7. Domain-Specific and Practical Implementations

Active exploration is realized across domains by adapting the acquisition function and algorithmic framework to domain constraints:

• Tactile contacts in manipulation: Particle filters, edge matching, and entropy/variance scoring drive tactile motions in absence of vision (Wang et al., 11 Dec 2025).
• Visual and language-based navigation: Exploration policies leverage panoramic feature encodings, attention modules, and memory graphs to select when and where to gather additional visual information for goal-directed navigation under instruction ambiguity (Wang et al., 2020).
• Hierarchical symbolic models: Bayesian uncertainty metrics over symbolic precondition/effect models drive UCT-based tree search for option execution in environments where logical structure dominates exploration dynamics (Andersen et al., 2017).
• Curricula and large-scale benchmarks: In robotic mapping, exploration policies are often trained under scene or start randomization, with staged curricula to cover map complexity, and evaluated on heterogeneous, held-out environments (Chen et al., 26 May 2025, Ding et al., 22 Oct 2025).
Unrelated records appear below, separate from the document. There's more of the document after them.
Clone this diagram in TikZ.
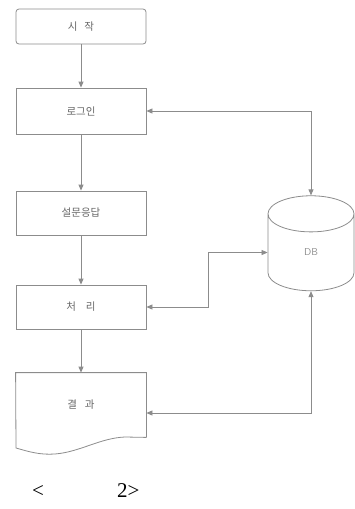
\documentclass[tikz,border=0pt]{standalone}
\usepackage{fontspec}
\setmainfont{Liberation Serif}
\newfontfamily\kofont{Noto Sans CJK KR}
\usetikzlibrary{shapes.geometric,arrows.meta}

\begin{document}
\begin{tikzpicture}[
        x=1pt, y=-1pt,
        line_gray/.style={draw=black!45, line width=0.8pt},
        step_box/.style={line_gray, rectangle, minimum width=130pt, minimum height=44pt,
            inner sep=0pt, font=\kofont\fontsize{10.5}{11}\selectfont, text=black!60},
        flow_arrow/.style={line_gray, -{Triangle[length=6pt,width=5pt]}},
        db_arrow/.style={line_gray, {Triangle[length=6pt,width=5pt]}-{Triangle[length=6pt,width=5pt]}}
    ]
        \useasboundingbox (0,0) rectangle (355,509);

        % 흐름 단계
        \node[step_box, rounded corners=3pt, minimum height=35pt] (start) at (81,26.5) {시\hspace{7pt}작};
        \node[step_box, minimum height=46pt] (login) at (81,111) {로그인};
        \node[step_box] (survey) at (81,213) {설문응답};
        \node[step_box] (proc) at (81,307) {처\hspace{10pt}리};
        % 결과 - 문서 모양
        \node[step_box, draw=none, minimum height=64pt] (result) at (81,405) {결\hspace{8pt}과};
        \draw[line_gray] (result.south east) -- (result.north east) -- (result.north west)
            -- (16,448) .. controls (30,452) and (40,455) .. (55,454)
            .. controls (80,452) and (100,438) .. (125,437) -- (result.south east);

        % DB
        \node[line_gray, cylinder, shape border rotate=90, aspect=2.6,
            minimum width=86pt, minimum height=95pt, inner sep=0pt,
            font=\sffamily\fontsize{10}{11}\selectfont, text=black!45] (db) at (311,252.5) {DB};

        % 연결선
        \draw[flow_arrow] (start) -- (login);
        \draw[flow_arrow] (login) -- (survey);
        \draw[flow_arrow] (survey) -- (proc);
        \draw[flow_arrow] (proc) -- (result);
        \draw[db_arrow] (login.east) -| (db.north);
        \draw[db_arrow] (proc.east) -- ++(62,0) |- (db.west);
        \draw[db_arrow] ([yshift=-8pt]result.east) -| (db.south);

        % 그림 번호
        \node[anchor=base west, font=\fontsize{21}{24}\selectfont, inner sep=0pt] (caption)
            at (32,497) {<\hspace{73pt}2>};
    \end{tikzpicture}
\end{document}
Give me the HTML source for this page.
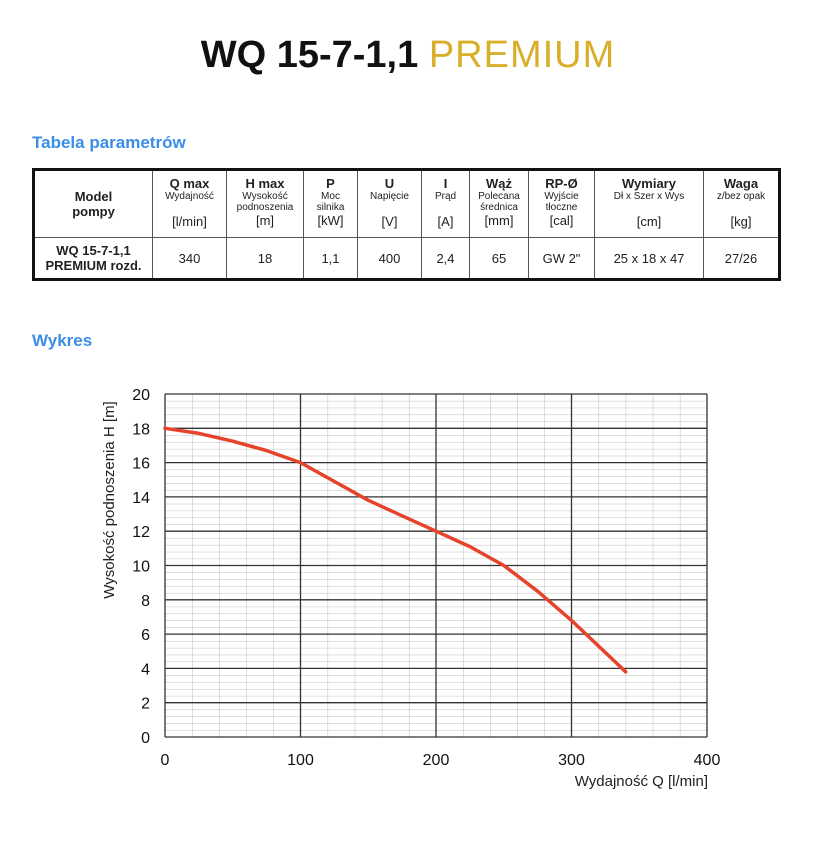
<!DOCTYPE html>
<html><head><meta charset="utf-8"><style>
body{margin:0;width:816px;height:850px;background:#fff;font-family:"Liberation Sans",sans-serif;position:relative;overflow:hidden}
.t{position:absolute;left:0;width:816px;top:34px;text-align:center;font-weight:bold;font-size:38px;color:#111}
.t span{color:#d9ae2a;font-weight:normal;letter-spacing:1px}
h3{position:absolute;margin:0;left:32px;font-size:17px;color:#3a8ee6;font-weight:bold}
table{position:absolute;left:32px;top:168px;border-collapse:collapse;border:3px solid #111;font-size:10px;color:#222}
td{border:1px solid #555;text-align:center;padding:0;vertical-align:top}
.h td{height:66px}
.d td{height:40px;vertical-align:middle;font-size:13px}
b{font-size:13px;display:block;margin-top:5px}
.u{display:block;font-size:13px;position:relative}
</style></head><body>
<div class="t">WQ 15-7-1,1 <span>PREMIUM</span></div>
<h3 style="top:133px">Tabela parametrów</h3>
<table>
<tr class="h">
<td style="width:117px;vertical-align:middle"><b style="margin:0">Model<br>pompy</b></td>
<td style="width:73px"><b>Q max</b>Wydajność<span class="u" style="top:12px">[l/min]</span></td>
<td style="width:76px"><b>H max</b>Wysokość<br>podnoszenia<span class="u">[m]</span></td>
<td style="width:53px"><b>P</b>Moc<br>silnika<span class="u">[kW]</span></td>
<td style="width:63px"><b>U</b>Napięcie<span class="u" style="top:12px">[V]</span></td>
<td style="width:47px"><b>I</b>Prąd<span class="u" style="top:12px">[A]</span></td>
<td style="width:58px"><b>Wąż</b>Polecana<br>średnica<span class="u">[mm]</span></td>
<td style="width:65px"><b>RP-Ø</b>Wyjście<br>tłoczne<span class="u">[cal]</span></td>
<td style="width:108px"><b>Wymiary</b>Dł x Szer x Wys<span class="u" style="top:12px">[cm]</span></td>
<td style="width:74px"><b>Waga</b>z/bez opak<span class="u" style="top:12px">[kg]</span></td>
</tr>
<tr class="d"><td style="font-weight:bold">WQ 15-7-1,1<br>PREMIUM rozd.</td><td>340</td><td>18</td><td>1,1</td><td>400</td><td>2,4</td><td>65</td><td>GW 2"</td><td>25 x 18 x 47</td><td>27/26</td></tr>
</table>
<h3 style="top:331px">Wykres</h3>
<svg width="816" height="850" style="position:absolute;left:0;top:0" font-family="Liberation Sans, sans-serif">
<defs>
<pattern id="p" x="165" y="394" width="27.1" height="6.86" patternUnits="userSpaceOnUse">
<line x1="0" y1="0" x2="27.1" y2="0" stroke="#aaa" stroke-width="0.8"/>
<line x1="0" y1="0" x2="0" y2="6.86" stroke="#aaa" stroke-width="0.8"/>
</pattern>
</defs>
<rect x="165" y="394" width="542" height="343" fill="url(#p)"/>
<g stroke="#333" stroke-width="1.3">
<line x1="165" x2="707" y1="737" y2="737"/><line x1="165" x2="707" y1="702.7" y2="702.7"/><line x1="165" x2="707" y1="668.4" y2="668.4"/><line x1="165" x2="707" y1="634.1" y2="634.1"/><line x1="165" x2="707" y1="599.8" y2="599.8"/><line x1="165" x2="707" y1="565.5" y2="565.5"/><line x1="165" x2="707" y1="531.2" y2="531.2"/><line x1="165" x2="707" y1="496.9" y2="496.9"/><line x1="165" x2="707" y1="462.6" y2="462.6"/><line x1="165" x2="707" y1="428.3" y2="428.3"/><line x1="165" x2="707" y1="394" y2="394"/>
<line y1="394" y2="737" x1="165" x2="165"/><line y1="394" y2="737" x1="300.5" x2="300.5"/><line y1="394" y2="737" x1="436" x2="436"/><line y1="394" y2="737" x1="571.5" x2="571.5"/><line y1="394" y2="737" x1="707" x2="707"/>
</g>
<g font-size="16" fill="#111" text-anchor="middle">
<text x="165" y="765">0</text><text x="300.5" y="765">100</text><text x="436" y="765">200</text><text x="571.5" y="765">300</text><text x="707" y="765">400</text>
</g>
<g font-size="16" fill="#111" text-anchor="end">
<text x="150" y="743">0</text><text x="150" y="708.7">2</text><text x="150" y="674.4">4</text><text x="150" y="640.1">6</text><text x="150" y="605.8">8</text><text x="150" y="571.5">10</text><text x="150" y="537.2">12</text><text x="150" y="502.9">14</text><text x="150" y="468.6">16</text><text x="150" y="434.3">18</text><text x="150" y="400">20</text>
</g>
<polyline fill="none" stroke="#e5432b" stroke-width="3.5" stroke-linecap="round" stroke-linejoin="round" points="165,428.3 198.9,433.4 232.8,441.2 266.6,450.6 300.5,462.6 334.4,481.5 368.3,500.3 402.1,515.8 436,531.2 469.9,546.6 503.8,565.5 537.6,591.2 571.5,620.4 598.6,646.1 625.7,671.8"/>
<text x="708" y="786" font-size="15" text-anchor="end" fill="#222">Wydajność Q [l/min]</text>
<text transform="translate(114,500) rotate(-90)" font-size="15" text-anchor="middle" fill="#222">Wysokość podnoszenia H [m]</text>
</svg>
</body></html>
In conclusion, active exploration policy design constitutes a unifying and rigorously grounded methodology for efficient data acquisition, learning, and adaptation in both model-based and model-free settings, with empirically validated gains and formal guarantees in sample complexity and downstream task performance across a spectrum of domains (Memmel et al., 18 Apr 2024, Liu et al., 14 Nov 2025, Chen et al., 26 May 2025, Wang et al., 11 Dec 2025).